KUALA LUMPUR: The relative harmony that has existed between Muslims, Buddhists and Christians in Southeast Asia is in jeopardy, according to a report.
Ozy.com reported that the danger came from the spread of rigid and sectarian forms of Islam, including Salafism, which, it said, was being encouraged by the Gulf states such as Saudi Arabia.
It said the emergence of an Islamic State affiliate in the Philippines pointed to the growing impact of this strain of Islam, at the cost of local versions across Indonesia, Malaysia, Myanmar and even countries such as Cambodia.
Minorities and even Shia Muslims are increasingly finding themselves targeted. The more rigid and sectarian forms of Islam, historically out of place in Asia, are being promoted with scholarships and charity.

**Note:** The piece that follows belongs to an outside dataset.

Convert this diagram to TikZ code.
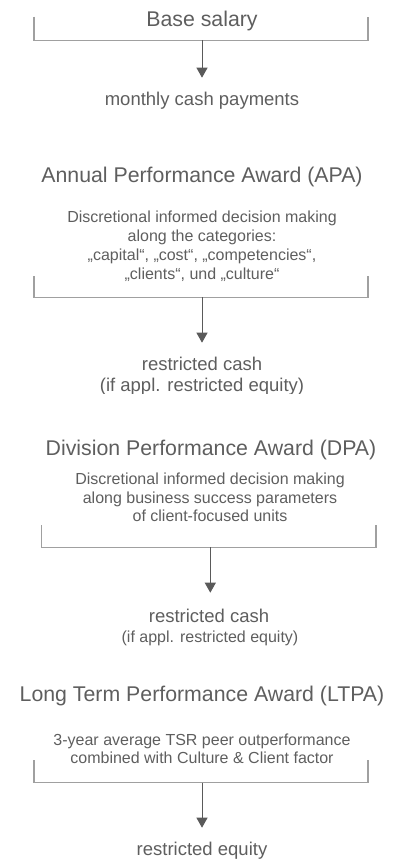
\documentclass[tikz,border=0pt]{standalone}
\usepackage{fontspec}
\setmainfont{Liberation Sans}
\usetikzlibrary{arrows.meta}
\definecolor{txt}{HTML}{5E5E5E}
\definecolor{brk}{HTML}{A0A0A0}
\definecolor{arr}{HTML}{5A5A5A}
\tikzset{
  x=1pt, y=-1pt,
  title/.style={anchor=base, inner sep=0pt, text=txt, font=\fontsize{21.3}{25}\selectfont},
  result/.style={anchor=base, inner sep=0pt, text=txt, font=\fontsize{18.5}{21}\selectfont},
  desc/.style={anchor=base, inner sep=0pt, text=txt, align=center, font=\fontsize{16}{18.9}\selectfont},
  small/.style={anchor=base, inner sep=0pt, text=txt, font=\fontsize{16}{19}\selectfont},
  bracket/.style={draw=brk, line width=1.2pt},
  flow/.style={draw=arr, line width=1pt, -{Triangle[width=11pt,length=10pt]}},
}
\begin{document}
\begin{tikzpicture}
\useasboundingbox (0,0) rectangle (397,861);
% Section 1
\node[title] (base) at (202,26.7) {Base salary};
\coordinate (b1l) at (34,16.7); \coordinate (b1r) at (368,16.7);
\coordinate (b1m) at (202,40.5);
\draw[bracket] (b1l) |- (b1m) -| (b1r);
\coordinate (t1) at (202,77.7);
\draw[flow] (b1m) -- (t1);
\node[result] (monthly) at (202,106) {monthly cash payments};
% Section 2
\node[title] (apa) at (202,182.7) {Annual Performance Award (APA)};
\node[desc, anchor=north] (apad) at (202,211) {Discretional informed decision making\\along the categories:\\„capital“, „cost“, „competencies“,\\„clients“, und „culture“};
\coordinate (b2l) at (34,276); \coordinate (b2r) at (368,276);
\coordinate (b2m) at (202,297.3);
\draw[bracket] (b2l) |- (b2m) -| (b2r);
\coordinate (t2) at (202,342.7);
\draw[flow] (b2m) -- (t2);
\node[result] (apac) at (202,370.7) {restricted cash};
\begin{scope}
\clip (0,375) rectangle (397,393.5);
\node[result] (apae) at (202,391.5) {(if appl. restricted equity)};
\end{scope}
% Section 3
\node[title] (dpa) at (211,455.7) {Division Performance Award (DPA)};
\node[desc, anchor=north] (dpad) at (210,472.3) {Discretional informed decision making\\along business success parameters\\of client-focused units};
\coordinate (b3l) at (41.7,525); \coordinate (b3r) at (376,525);
\coordinate (b3m) at (210.3,547.3);
\draw[bracket] (b3l) |- (b3m) -| (b3r);
\coordinate (t3) at (210.3,592.7);
\draw[flow] (b3m) -- (t3);
\node[result] (dpac) at (209,622.7) {restricted cash};
\node[small] (dpae) at (210,642.7) {(if appl. restricted equity)};
% Section 4
\node[title] (ltpa) at (202,701) {Long Term Performance Award (LTPA)};
\node[desc, anchor=north] (ltpad) at (202,733.3) {3-year average TSR peer outperformance\\combined with Culture \& Client factor};
\coordinate (b4l) at (34,760); \coordinate (b4r) at (368,760);
\coordinate (b4m) at (202,782.7);
\draw[bracket] (b4l) |- (b4m) -| (b4r);
\coordinate (t4) at (202,827.7);
\draw[flow] (b4m) -- (t4);
\node[result] (ltpae) at (202,855) {restricted equity};
\end{tikzpicture}
\end{document}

This, the report said, might further divide communities – fermenting dissatisfaction with liberal society and potentially providing fresh recruits for a new flash point in global radicalism.
The report quoted Krithika Varagur, a Jakarta-based writer who studies Salafism in Southeast Asia, as saying that Saudi Arabia was more directly funding charities and institutions meant to proselytise in Indonesia.
This includes building mosques, funding preachers, performing missionary activity and offering scholarships.
She said this had resulted in increased religious intolerance of minorities, more shariah-inspired laws and the erosion of local Muslim traditions.
“Saudi investments have permanently altered the face of Indonesian Islam by making it more conservative, fundamentalist and intolerant,” Varagur was quoted as saying by Ozy.com.
In Malaysia, Dr Ahmad Farouk Musa of the think tank Islamic Renaissance Front said, the problem was imported by students returning from Saudi Arabia. Returning students, including hundreds of civil servants, had brought back a “sectarian attitude” that would “break society apart”, he said.
The report said the expanding threat of imported strains of Islam could engulf entire communities, as the Philippines has discovered. It noted that militants linked to Islamic State had taken control of Marawi City and that the authorities only managed to retake the city in mid-October – after five months of fierce fighting.